Can ITC be claimed on construction of a factory building or office?

Generally no. Section 17(5)(d) blocks ITC on goods and services received for construction of immovable property on own account (where the cost is capitalised). The narrow exception is the 'plant and machinery' carve-out — apparatus, equipment, and machinery fixed to earth by foundation or structural support, used for outward supply, do qualify (excluding land, buildings, civil structures, telecom towers, and pipelines outside factory premises). Repair / renovation costs debited to P&L (not capitalised) typically remain outside the Section 17(5)(d) block.

How was the Supreme Court's Safari Retreats 2024 ruling treated?

In October 2024, the Supreme Court in Safari Retreats held that the 'plant and machinery' exception in Section 17(5)(d) could extend to buildings constructed specifically to enable leasing services, applying a functionality test where the building itself enables the supply. The government responded via Finance Act 2025 (Section 119), which retrospectively substituted 'plant or machinery' with 'plant and machinery' in Section 17(5)(d) — with effect from 1 July 2017 — explicitly nullifying the SC's functionality test. The SC's review petition was dismissed in May 2025, leaving the statutory amendment as the operative post-2025 position. Entities should evaluate ITC claims on built-to-let commercial structures against the post-amendment text, not the pre-amendment SC reasoning.

Where do businesses report blocked credit reversals in GSTR-3B?

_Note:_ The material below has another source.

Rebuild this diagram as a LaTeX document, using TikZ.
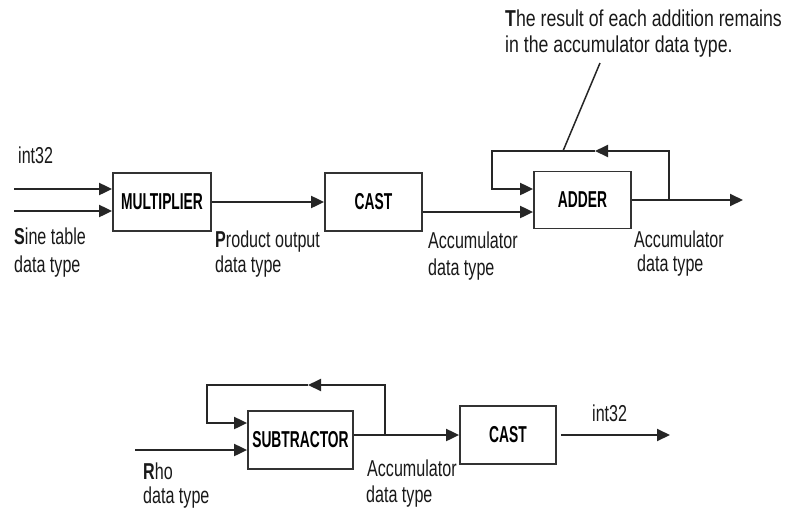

Blocked credit reversals are reported in Table 4(B)(1) of Form GSTR-3B ('As per rules 38, 42 & 43 of CGST Rules and sub-section (5) of section 17'). Per CBIC Circular 170/02/2022-GST (effective FY 2022-23), Table 4(B)(1) consolidates all permanent reversals — Section 17(5) blocked credits, Rule 42 / 43 common-credit reversals, and Rule 38 banking-company restriction. Table 4(B)(2) ('Others') captures reclaimable reversals such as 180-day non-payment under the Section 16(2) proviso.